Unclear regulatory communication
The survey was released at the same time as the White House shared its first “comprehensive framework” for crypto. The report came around 6 months after the Biden administration released an executive order tasking government agencies to begin examining various areas of the cryptocurrency landscape in order to develop a regulatory framework.
According to the framework published on Friday, reports gathered by the federal government suggest that regulatory bodies like the SEC and CFTC should “aggressively” look to combat crypto-related crime.
Crypto-crime made up just 0.34% of all cryptocurrency transaction volume in 2020, according to blockchain data firm Chainalysis. In 2021, criminal activity accounted for just 0.15% of all blockchain transactions – down 75% from 2020 and down nearly 96% from 2019.
Some industry watchers told Blockworks on Friday that the White House’s framework was not detailed enough and leaned heavily on the message of enforcement, despite the debateable precedent.
The report went on to note that the May collapse of Terra’s algorithmic stablecoin and subsequent insolvencies which wiped $600 billion of investor funds underlines the need for more education.
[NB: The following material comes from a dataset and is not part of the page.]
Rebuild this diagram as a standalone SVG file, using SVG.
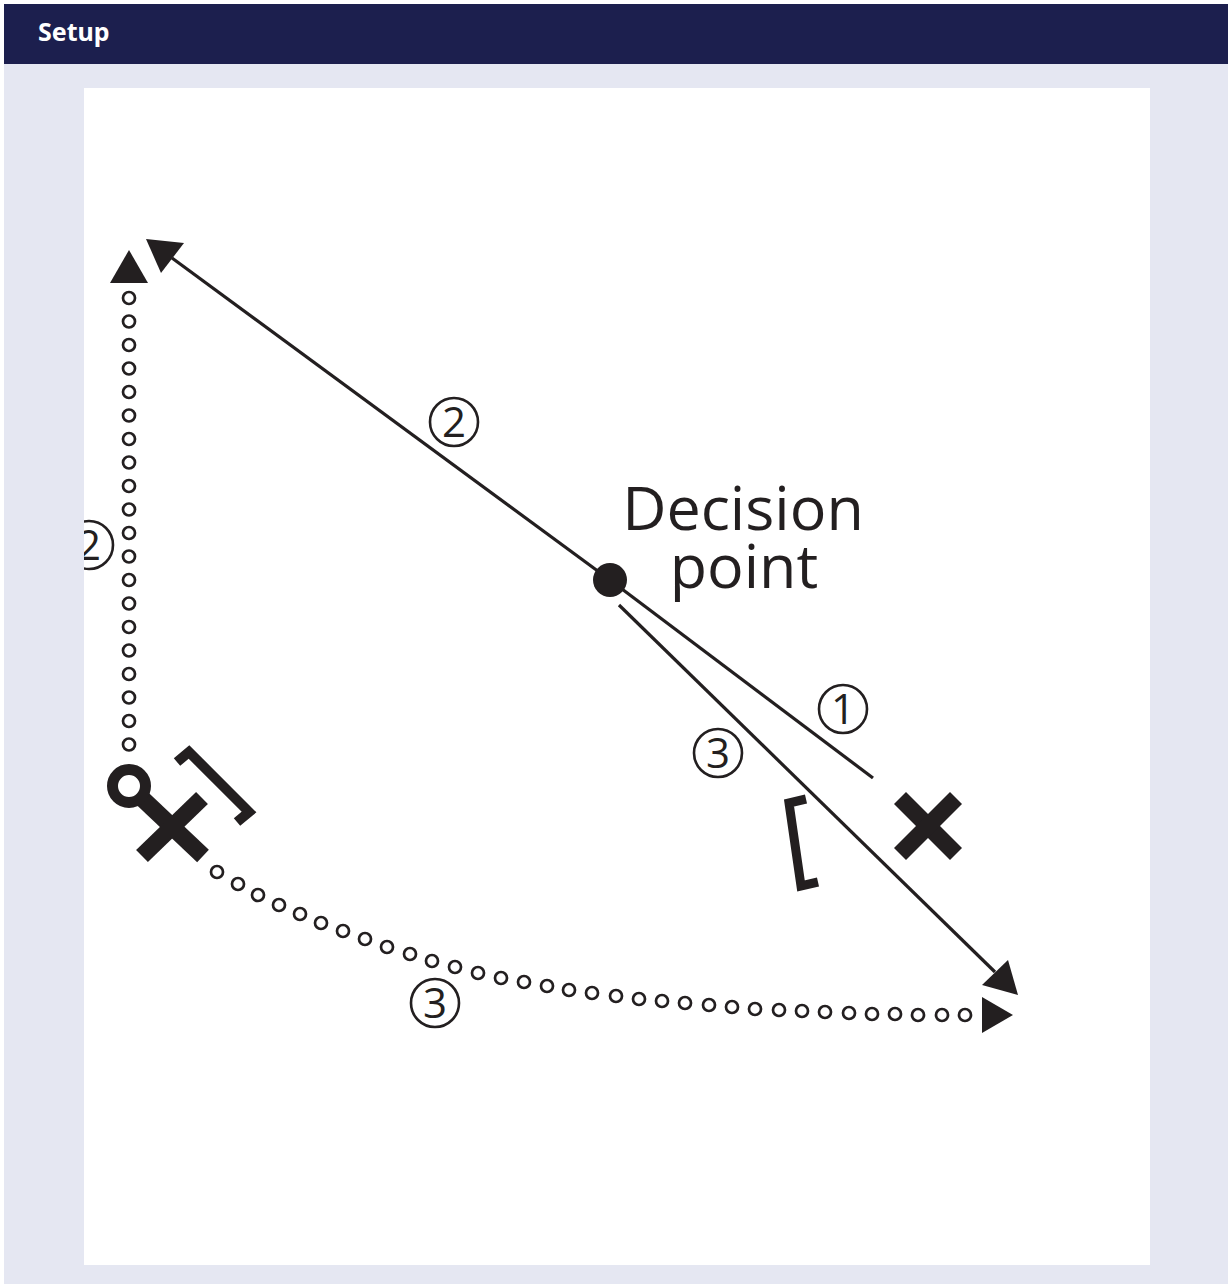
<svg xmlns="http://www.w3.org/2000/svg" width="1228" height="1284" viewBox="0 0 1228 1284">
  <defs>
    <style>
      .ln { stroke: #231f20; stroke-width: 3.2; fill: none; }
      .ah { fill: #231f20; stroke: none; }
      .dot { fill: none; stroke: #231f20; stroke-width: 2.7; }
      .cn { fill: none; stroke: #231f20; stroke-width: 2.6; }
      .cnt { font-family: "Open Sans", "Noto Sans", "DejaVu Sans", sans-serif; font-size: 42px; fill: #231f20; text-anchor: middle; }
      .thick { stroke: #231f20; fill: none; stroke-linecap: butt; }
      .lbl { font-family: "Open Sans", "Noto Sans", "DejaVu Sans", sans-serif; font-size: 61px; fill: #231f20; text-anchor: middle; }
    </style>
    <clipPath id="panel">
      <rect x="84" y="88" width="1066" height="1177"/>
    </clipPath>
  </defs>

  <rect x="0" y="0" width="1228" height="1284" fill="#ffffff"/>
  <rect x="4" y="4" width="1224" height="1280" fill="#e5e7f2"/>
  <g id="header">
    <rect x="4" y="4" width="1224" height="60" fill="#1c1f4e"/>
    <text x="38" y="41" font-family="'Noto Sans', 'Liberation Sans', sans-serif" font-weight="bold" font-size="25" fill="#ffffff">Setup</text>
  </g>
  <rect id="panel-bg" x="84" y="88" width="1066" height="1177" fill="#ffffff"/>

  <g id="connectors">
    <line class="ln" x1="610" y1="580" x2="172" y2="258"/>
    <polygon class="ah" points="146,239 184,243 161,273"/>
    <line class="ln" x1="610" y1="580" x2="873" y2="778"/>
    <line class="ln" x1="619" y1="605" x2="995" y2="972"/>
    <polygon class="ah" points="1018,995 982,985 1008,960"/>
    <g id="dotted-vertical">
      <circle class="dot" cx="129" cy="298" r="6"/>
      <circle class="dot" cx="129" cy="321.5" r="6"/>
      <circle class="dot" cx="129" cy="345" r="6"/>
      <circle class="dot" cx="129" cy="368.5" r="6"/>
      <circle class="dot" cx="129" cy="392" r="6"/>
      <circle class="dot" cx="129" cy="415.5" r="6"/>
      <circle class="dot" cx="129" cy="439" r="6"/>
      <circle class="dot" cx="129" cy="462.5" r="6"/>
      <circle class="dot" cx="129" cy="486" r="6"/>
      <circle class="dot" cx="129" cy="509.5" r="6"/>
      <circle class="dot" cx="129" cy="533" r="6"/>
      <circle class="dot" cx="129" cy="556.5" r="6"/>
      <circle class="dot" cx="129" cy="580" r="6"/>
      <circle class="dot" cx="129" cy="603.5" r="6"/>
      <circle class="dot" cx="129" cy="627" r="6"/>
      <circle class="dot" cx="129" cy="650.5" r="6"/>
      <circle class="dot" cx="129" cy="674" r="6"/>
      <circle class="dot" cx="129" cy="697.5" r="6"/>
      <circle class="dot" cx="129" cy="721" r="6"/>
      <circle class="dot" cx="129" cy="744.5" r="6"/>
      <polygon class="ah" points="129,250 148,283 110,283"/>
    </g>
    <g id="dotted-curve">
      <circle class="dot" cx="217" cy="872" r="6"/>
      <circle class="dot" cx="238" cy="884" r="6"/>
      <circle class="dot" cx="258" cy="895" r="6"/>
      <circle class="dot" cx="279" cy="905" r="6"/>
      <circle class="dot" cx="300" cy="914" r="6"/>
      <circle class="dot" cx="321" cy="923" r="6"/>
      <circle class="dot" cx="343" cy="931" r="6"/>
      <circle class="dot" cx="365" cy="939" r="6"/>
      <circle class="dot" cx="387" cy="947" r="6"/>
      <circle class="dot" cx="410" cy="954" r="6"/>
      <circle class="dot" cx="432" cy="961" r="6"/>
      <circle class="dot" cx="455" cy="967" r="6"/>
      <circle class="dot" cx="478" cy="973" r="6"/>
      <circle class="dot" cx="501" cy="978" r="6"/>
      <circle class="dot" cx="524" cy="982" r="6"/>
      <circle class="dot" cx="547" cy="986" r="6"/>
      <circle class="dot" cx="569" cy="990" r="6"/>
      <circle class="dot" cx="592" cy="993" r="6"/>
      <circle class="dot" cx="616" cy="996" r="6"/>
      <circle class="dot" cx="639" cy="999" r="6"/>
      <circle class="dot" cx="662" cy="1001" r="6"/>
      <circle class="dot" cx="685" cy="1003" r="6"/>
      <circle class="dot" cx="709" cy="1005" r="6"/>
      <circle class="dot" cx="732" cy="1007" r="6"/>
      <circle class="dot" cx="755" cy="1009" r="6"/>
      <circle class="dot" cx="779" cy="1010" r="6"/>
      <circle class="dot" cx="802" cy="1011" r="6"/>
      <circle class="dot" cx="825" cy="1012" r="6"/>
      <circle class="dot" cx="849" cy="1013" r="6"/>
      <circle class="dot" cx="872" cy="1014" r="6"/>
      <circle class="dot" cx="895" cy="1014" r="6"/>
      <circle class="dot" cx="918" cy="1015" r="6"/>
      <circle class="dot" cx="942" cy="1015" r="6"/>
      <circle class="dot" cx="965" cy="1015" r="6"/>
      <polygon class="ah" points="1013,1015 982,997 982,1033"/>
    </g>
  </g>

  <g id="decision-point">
    <circle cx="610" cy="580" r="17" fill="#231f20"/>
    <text class="lbl"><tspan x="743" y="530">Decision</tspan><tspan x="744" y="588">point</tspan></text>
  </g>

  <g id="start-marker">
    <line class="thick" x1="129" y1="786" x2="203" y2="856" stroke-width="17"/>
    <line class="thick" x1="142" y1="856" x2="202" y2="798" stroke-width="17"/>
    <circle cx="129" cy="786" r="16.5" fill="#ffffff" stroke="#231f20" stroke-width="11"/>
    <polyline class="thick" points="177,762 189,752 249,812 237,822" stroke-width="10" stroke-linejoin="miter"/>
  </g>

  <g id="target-x">
    <line class="thick" x1="900" y1="798" x2="956" y2="854" stroke-width="17"/>
    <line class="thick" x1="900" y1="854" x2="956" y2="798" stroke-width="17"/>
  </g>

  <g id="bracket-right">
    <polyline class="thick" points="806,799 789,803 801,886 818,882" stroke-width="9" stroke-linejoin="miter"/>
  </g>

  <g id="label-2-main">
    <circle class="cn" cx="454" cy="422" r="24"/>
    <text class="cnt" x="454" y="437">2</text>
  </g>
  <g id="label-1">
    <circle class="cn" cx="843" cy="709" r="24"/>
    <text class="cnt" x="843" y="724">1</text>
  </g>
  <g id="label-3-line">
    <circle class="cn" cx="718" cy="753" r="24"/>
    <text class="cnt" x="718" y="768">3</text>
  </g>
  <g id="label-3-curve">
    <circle class="cn" cx="435" cy="1003" r="24"/>
    <text class="cnt" x="435" y="1018">3</text>
  </g>
  <g id="label-2-left" clip-path="url(#panel)">
    <circle class="cn" cx="89" cy="545" r="24"/>
    <text class="cnt" x="89" y="560">2</text>
  </g>
</svg>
Notably, despite the industry-wide bank run following the demise of Terra-USD, the most popular stablecoin, Tether’s USDT remained fully operational for the duration of the $10-billion withdrawal frenzy. Analysts at JPMorgan expect Tether’s importance to grow moving forward.
To help avoid such catastrophic event in the future, the Financial Literacy Education Commission (FLEC) will lead efforts to provide a bedrock for investors to understand risks, identify fraud and learn how to report misconduct.
CBDC privacy concerns
The ICBA poll also found that more than half of respondents say the establishment of a US central bank digital currency (CBDC) would increase risks for personal financial privacy and security breaches.
While the Biden administration believes a CBDC could be beneficial, more research and development is needed before a new digital dollar is rolled out, per the framework. But according to report by Bank of America last January, a central bank digital currency release by 2030 is “inevitable”.
“Policymakers should prioritize protecting national security amid catastrophic developments in the crypto markets while collaborating on a comprehensive regulatory framework that utilizes more effective alternatives to a US CBDC — including the FedNow instant payments service,” ICBA President Rebeca Romero Rainey said in a statement.
The ICBA poll was conducted by Morning Consult last month and surveyed about 2,000 voters.